Material shown -
○ ○ ○ ○ ○ ○ ○

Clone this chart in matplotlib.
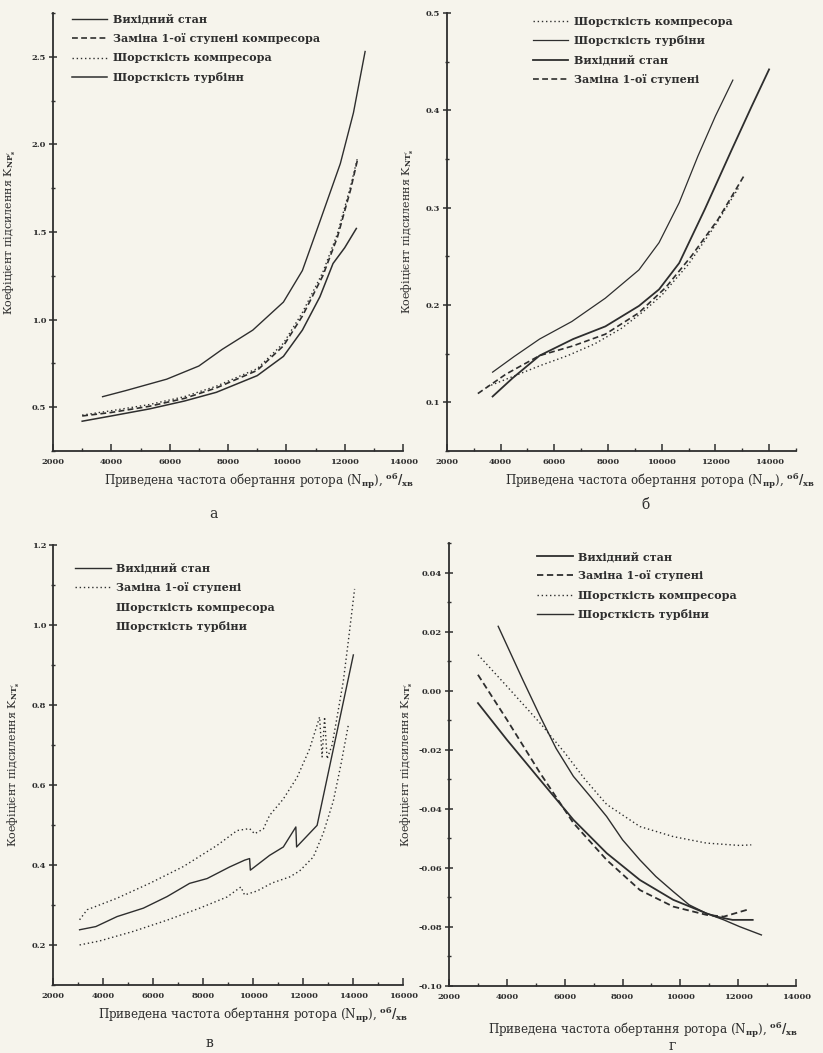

○ ○ ○ ○ ○ ○ ○

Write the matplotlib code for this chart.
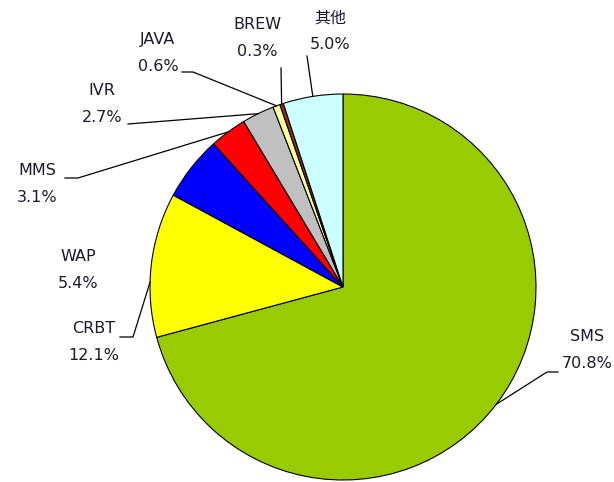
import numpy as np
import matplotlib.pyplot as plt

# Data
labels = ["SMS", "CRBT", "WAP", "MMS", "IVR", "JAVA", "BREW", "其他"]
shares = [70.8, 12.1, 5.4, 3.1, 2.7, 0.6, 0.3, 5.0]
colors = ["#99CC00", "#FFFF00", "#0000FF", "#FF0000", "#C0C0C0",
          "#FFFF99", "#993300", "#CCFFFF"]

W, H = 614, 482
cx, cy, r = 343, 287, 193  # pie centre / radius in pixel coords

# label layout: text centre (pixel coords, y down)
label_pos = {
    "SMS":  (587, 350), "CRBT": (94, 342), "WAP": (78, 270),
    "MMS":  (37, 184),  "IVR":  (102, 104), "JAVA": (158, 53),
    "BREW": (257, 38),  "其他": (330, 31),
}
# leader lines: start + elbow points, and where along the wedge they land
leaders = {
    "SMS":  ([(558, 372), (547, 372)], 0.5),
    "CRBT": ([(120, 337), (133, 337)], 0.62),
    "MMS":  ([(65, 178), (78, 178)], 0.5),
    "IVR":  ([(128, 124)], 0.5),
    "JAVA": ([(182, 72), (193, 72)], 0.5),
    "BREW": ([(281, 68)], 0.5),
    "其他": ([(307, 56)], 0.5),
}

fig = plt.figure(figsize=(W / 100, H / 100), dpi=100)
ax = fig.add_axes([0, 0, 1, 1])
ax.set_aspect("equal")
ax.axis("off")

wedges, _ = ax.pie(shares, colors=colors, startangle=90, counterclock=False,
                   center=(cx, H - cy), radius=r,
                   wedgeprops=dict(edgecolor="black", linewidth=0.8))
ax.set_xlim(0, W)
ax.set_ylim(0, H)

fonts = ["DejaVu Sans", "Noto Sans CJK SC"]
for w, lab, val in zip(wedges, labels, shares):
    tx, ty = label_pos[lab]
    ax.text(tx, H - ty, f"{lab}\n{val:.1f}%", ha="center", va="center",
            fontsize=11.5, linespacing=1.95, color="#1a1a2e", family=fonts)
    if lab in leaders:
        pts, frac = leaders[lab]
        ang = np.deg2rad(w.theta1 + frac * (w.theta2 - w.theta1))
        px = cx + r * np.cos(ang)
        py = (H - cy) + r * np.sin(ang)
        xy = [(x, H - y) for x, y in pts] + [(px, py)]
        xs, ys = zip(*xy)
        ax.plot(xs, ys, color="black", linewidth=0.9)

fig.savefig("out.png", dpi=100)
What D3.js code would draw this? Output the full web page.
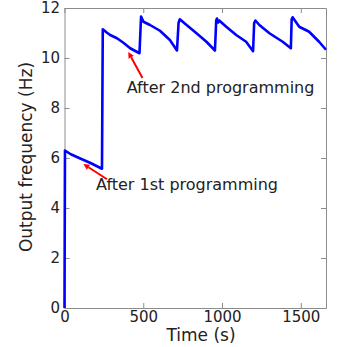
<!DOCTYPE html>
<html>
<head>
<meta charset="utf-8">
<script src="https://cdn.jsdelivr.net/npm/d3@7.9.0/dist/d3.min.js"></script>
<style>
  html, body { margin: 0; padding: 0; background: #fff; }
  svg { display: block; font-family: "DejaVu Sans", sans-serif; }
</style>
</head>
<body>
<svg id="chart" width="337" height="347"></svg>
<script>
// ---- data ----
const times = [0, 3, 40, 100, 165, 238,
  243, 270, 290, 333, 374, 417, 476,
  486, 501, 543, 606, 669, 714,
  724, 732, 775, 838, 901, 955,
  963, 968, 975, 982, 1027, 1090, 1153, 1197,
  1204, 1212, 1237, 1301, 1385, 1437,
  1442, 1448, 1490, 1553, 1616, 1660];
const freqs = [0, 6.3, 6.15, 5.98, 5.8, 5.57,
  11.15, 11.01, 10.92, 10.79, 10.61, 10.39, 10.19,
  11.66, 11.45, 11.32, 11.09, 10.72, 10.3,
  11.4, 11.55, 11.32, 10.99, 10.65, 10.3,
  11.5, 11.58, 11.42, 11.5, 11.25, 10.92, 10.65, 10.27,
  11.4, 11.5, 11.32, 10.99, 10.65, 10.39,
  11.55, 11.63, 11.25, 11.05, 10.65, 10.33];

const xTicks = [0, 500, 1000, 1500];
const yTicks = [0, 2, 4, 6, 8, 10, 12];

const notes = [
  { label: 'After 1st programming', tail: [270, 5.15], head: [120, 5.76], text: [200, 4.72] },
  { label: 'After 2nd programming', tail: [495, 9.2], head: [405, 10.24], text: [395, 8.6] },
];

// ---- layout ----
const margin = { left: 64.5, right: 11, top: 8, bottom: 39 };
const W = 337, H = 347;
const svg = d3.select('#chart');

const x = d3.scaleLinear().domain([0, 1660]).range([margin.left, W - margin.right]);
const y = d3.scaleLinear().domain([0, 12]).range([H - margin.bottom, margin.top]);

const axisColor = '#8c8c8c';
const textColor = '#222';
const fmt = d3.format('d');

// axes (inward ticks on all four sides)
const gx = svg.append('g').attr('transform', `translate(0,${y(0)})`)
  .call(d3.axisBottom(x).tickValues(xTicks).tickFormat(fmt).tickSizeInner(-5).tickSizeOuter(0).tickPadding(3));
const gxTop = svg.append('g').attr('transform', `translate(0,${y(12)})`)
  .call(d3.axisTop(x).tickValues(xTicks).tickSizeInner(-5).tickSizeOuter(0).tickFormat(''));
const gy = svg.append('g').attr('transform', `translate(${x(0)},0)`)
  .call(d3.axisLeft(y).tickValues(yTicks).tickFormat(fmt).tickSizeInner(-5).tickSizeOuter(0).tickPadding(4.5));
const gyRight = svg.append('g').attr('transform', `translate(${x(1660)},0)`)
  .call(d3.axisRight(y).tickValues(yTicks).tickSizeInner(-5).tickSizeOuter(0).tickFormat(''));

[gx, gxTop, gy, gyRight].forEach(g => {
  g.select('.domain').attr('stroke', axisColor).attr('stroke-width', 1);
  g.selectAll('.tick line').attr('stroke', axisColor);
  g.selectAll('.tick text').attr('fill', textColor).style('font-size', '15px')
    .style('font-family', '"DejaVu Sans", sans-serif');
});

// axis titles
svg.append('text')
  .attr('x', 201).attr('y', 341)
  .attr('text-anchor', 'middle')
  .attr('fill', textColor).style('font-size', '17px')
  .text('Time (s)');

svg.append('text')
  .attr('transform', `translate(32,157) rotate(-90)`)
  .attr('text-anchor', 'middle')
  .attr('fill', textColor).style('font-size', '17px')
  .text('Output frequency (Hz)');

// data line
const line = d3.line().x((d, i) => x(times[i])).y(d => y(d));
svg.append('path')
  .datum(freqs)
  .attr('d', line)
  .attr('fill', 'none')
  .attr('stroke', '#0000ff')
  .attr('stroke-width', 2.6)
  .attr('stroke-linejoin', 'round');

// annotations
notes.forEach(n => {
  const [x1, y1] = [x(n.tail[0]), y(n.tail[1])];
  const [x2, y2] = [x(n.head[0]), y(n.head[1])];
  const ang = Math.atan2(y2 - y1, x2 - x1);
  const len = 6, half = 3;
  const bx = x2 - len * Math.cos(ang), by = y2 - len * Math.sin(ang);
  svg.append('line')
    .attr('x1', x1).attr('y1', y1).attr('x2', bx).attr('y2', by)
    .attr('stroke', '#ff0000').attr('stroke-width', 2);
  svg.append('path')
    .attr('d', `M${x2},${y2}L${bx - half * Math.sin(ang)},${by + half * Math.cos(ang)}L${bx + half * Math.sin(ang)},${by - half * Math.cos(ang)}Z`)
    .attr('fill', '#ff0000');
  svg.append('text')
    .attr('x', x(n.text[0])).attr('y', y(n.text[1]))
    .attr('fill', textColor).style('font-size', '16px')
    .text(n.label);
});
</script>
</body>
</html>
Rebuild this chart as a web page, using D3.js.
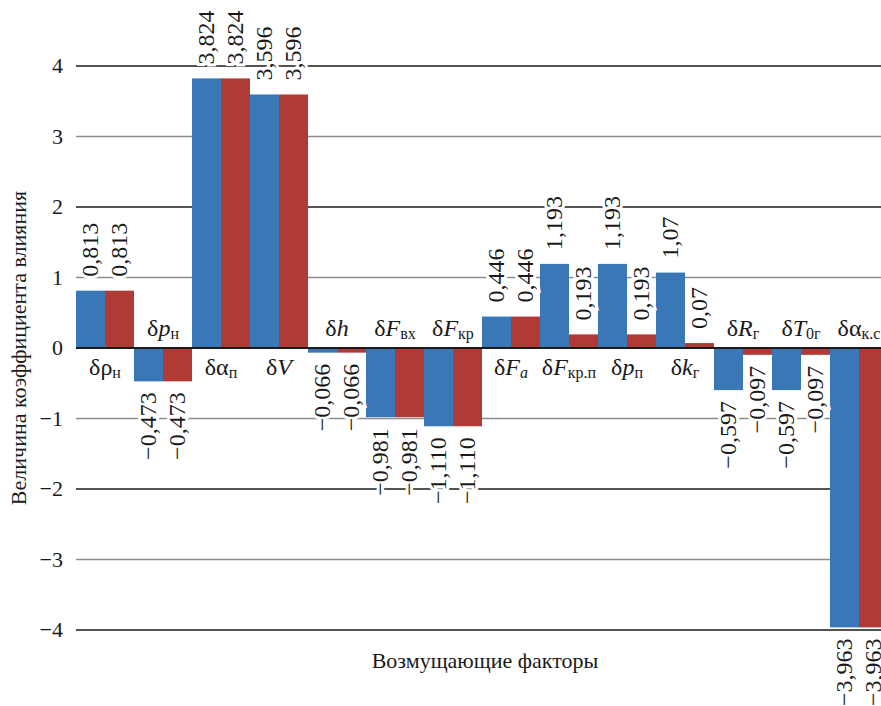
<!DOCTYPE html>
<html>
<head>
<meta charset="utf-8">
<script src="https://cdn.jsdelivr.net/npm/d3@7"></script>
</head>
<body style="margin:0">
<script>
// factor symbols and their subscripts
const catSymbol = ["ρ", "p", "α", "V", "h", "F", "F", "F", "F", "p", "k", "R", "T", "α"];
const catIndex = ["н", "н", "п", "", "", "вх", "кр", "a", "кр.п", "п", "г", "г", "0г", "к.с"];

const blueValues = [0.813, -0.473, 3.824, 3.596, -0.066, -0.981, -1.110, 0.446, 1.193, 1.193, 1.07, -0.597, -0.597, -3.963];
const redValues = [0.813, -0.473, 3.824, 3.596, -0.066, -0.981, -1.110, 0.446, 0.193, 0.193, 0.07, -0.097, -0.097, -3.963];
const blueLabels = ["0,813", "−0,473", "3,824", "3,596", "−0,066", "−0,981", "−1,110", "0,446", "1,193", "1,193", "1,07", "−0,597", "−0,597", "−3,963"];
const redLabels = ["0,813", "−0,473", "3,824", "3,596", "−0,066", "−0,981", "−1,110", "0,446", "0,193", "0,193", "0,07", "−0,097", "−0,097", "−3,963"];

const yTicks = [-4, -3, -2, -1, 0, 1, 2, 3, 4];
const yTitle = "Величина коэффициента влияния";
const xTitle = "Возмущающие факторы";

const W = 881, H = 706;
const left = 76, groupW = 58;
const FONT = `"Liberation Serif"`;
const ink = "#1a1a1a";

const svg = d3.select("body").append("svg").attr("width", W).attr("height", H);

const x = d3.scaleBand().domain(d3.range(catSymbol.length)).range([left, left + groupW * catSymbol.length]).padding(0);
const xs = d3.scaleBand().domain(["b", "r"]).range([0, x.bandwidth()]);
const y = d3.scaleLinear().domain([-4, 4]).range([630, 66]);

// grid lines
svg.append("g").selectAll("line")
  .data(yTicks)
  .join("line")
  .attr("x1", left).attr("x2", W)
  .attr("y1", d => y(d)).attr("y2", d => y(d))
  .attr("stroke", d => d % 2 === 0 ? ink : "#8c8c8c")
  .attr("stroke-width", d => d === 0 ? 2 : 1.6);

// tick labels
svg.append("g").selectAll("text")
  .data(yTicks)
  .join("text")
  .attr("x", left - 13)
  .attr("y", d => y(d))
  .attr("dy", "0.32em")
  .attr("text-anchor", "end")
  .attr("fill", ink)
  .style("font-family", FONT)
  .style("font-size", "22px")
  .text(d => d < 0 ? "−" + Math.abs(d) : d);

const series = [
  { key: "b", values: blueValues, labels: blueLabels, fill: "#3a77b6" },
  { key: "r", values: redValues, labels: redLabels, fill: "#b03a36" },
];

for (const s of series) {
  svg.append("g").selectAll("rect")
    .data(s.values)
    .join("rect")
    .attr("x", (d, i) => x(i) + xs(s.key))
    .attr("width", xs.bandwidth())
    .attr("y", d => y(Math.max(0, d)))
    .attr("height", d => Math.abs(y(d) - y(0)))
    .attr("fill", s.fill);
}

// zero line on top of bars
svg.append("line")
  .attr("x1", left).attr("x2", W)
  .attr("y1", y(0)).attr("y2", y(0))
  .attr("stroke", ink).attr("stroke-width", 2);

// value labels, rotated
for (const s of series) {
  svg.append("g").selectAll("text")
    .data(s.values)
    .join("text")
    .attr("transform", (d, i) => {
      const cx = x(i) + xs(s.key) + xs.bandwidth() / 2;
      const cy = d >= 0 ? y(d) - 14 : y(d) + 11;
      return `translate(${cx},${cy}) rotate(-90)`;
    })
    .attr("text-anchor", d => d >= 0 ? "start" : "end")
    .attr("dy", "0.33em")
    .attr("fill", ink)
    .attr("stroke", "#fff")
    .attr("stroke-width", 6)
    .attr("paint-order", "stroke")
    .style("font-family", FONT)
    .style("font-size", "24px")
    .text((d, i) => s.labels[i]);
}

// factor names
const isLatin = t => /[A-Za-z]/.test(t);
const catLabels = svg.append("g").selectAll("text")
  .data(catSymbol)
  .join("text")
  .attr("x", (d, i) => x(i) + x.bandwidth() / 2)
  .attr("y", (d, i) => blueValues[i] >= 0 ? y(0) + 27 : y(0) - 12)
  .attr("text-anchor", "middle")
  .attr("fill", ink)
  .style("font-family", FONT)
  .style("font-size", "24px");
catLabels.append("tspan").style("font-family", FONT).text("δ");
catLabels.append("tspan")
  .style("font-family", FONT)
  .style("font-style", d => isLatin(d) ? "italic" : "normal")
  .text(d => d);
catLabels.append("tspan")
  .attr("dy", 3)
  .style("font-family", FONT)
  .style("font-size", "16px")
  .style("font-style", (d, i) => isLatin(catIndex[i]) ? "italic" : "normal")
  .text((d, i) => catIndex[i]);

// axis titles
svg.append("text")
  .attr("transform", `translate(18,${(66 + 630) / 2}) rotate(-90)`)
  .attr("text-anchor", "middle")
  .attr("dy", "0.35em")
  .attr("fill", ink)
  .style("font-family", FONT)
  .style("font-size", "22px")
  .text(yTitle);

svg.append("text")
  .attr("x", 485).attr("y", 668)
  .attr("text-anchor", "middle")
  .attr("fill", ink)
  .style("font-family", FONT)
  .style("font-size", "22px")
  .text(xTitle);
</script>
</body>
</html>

○ ○ ○ ○ ○ ○ ○

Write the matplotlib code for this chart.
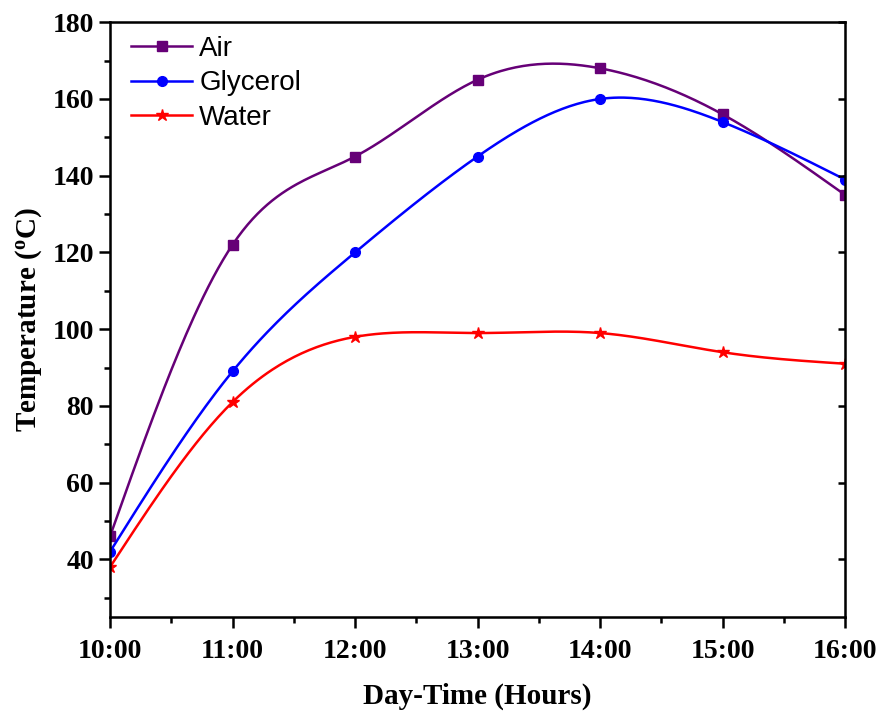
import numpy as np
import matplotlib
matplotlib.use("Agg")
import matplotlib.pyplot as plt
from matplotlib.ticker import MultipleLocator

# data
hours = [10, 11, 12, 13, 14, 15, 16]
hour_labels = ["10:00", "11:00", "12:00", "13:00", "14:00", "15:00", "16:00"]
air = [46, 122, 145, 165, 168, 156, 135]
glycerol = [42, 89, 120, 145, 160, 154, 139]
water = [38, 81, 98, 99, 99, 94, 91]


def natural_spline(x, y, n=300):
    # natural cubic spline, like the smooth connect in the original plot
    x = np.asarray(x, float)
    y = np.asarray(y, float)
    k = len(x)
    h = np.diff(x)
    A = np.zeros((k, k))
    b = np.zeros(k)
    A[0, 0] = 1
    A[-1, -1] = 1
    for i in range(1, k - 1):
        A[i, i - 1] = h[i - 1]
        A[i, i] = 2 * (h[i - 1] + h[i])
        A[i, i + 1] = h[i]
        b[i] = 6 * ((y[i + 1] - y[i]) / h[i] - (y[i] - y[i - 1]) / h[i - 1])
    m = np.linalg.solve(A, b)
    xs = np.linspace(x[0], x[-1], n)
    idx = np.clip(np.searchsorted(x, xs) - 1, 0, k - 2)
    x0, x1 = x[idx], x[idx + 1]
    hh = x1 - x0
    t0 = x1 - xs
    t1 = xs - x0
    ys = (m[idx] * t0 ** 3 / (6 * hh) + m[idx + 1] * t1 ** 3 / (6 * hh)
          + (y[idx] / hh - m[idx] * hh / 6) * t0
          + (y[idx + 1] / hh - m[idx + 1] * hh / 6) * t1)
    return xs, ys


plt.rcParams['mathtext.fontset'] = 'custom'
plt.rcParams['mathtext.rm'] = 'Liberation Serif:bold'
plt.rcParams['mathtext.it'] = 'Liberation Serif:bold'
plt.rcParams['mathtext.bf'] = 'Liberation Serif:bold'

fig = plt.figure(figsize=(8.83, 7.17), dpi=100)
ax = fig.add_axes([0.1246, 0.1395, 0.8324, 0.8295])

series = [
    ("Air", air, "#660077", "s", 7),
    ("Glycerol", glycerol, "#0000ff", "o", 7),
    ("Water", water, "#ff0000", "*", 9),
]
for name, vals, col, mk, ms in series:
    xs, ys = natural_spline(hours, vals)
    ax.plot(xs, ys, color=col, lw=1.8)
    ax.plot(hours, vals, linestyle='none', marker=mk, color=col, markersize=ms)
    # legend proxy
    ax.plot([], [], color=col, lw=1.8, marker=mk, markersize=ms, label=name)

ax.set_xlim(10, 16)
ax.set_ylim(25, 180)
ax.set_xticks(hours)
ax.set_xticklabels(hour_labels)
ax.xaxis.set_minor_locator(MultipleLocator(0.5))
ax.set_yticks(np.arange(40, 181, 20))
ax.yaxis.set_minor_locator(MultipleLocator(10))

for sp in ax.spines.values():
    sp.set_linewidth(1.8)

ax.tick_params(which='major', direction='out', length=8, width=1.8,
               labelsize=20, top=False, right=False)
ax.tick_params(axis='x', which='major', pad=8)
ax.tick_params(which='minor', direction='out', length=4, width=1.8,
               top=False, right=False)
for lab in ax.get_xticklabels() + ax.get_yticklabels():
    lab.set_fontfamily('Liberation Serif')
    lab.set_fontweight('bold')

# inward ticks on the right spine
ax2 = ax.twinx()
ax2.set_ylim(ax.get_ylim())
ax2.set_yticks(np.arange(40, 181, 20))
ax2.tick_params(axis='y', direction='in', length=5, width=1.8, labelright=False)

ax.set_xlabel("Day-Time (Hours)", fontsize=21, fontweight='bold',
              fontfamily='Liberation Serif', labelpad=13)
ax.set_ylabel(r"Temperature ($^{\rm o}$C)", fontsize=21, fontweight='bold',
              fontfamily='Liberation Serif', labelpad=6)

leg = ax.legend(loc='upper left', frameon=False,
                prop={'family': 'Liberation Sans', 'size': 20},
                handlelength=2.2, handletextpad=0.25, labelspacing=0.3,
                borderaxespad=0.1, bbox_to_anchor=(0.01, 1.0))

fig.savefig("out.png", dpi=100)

○ ○ ○ ○ ○ ○ ○

Exercise brief -
Return every line above that contains the word "this".

Answer in full -
Clone this chart in matplotlib.
Write the matplotlib code for this chart.
What D3.js code would draw this? Output the full web page.
Rebuild this chart as a web page, using D3.js.
Write the matplotlib code for this chart.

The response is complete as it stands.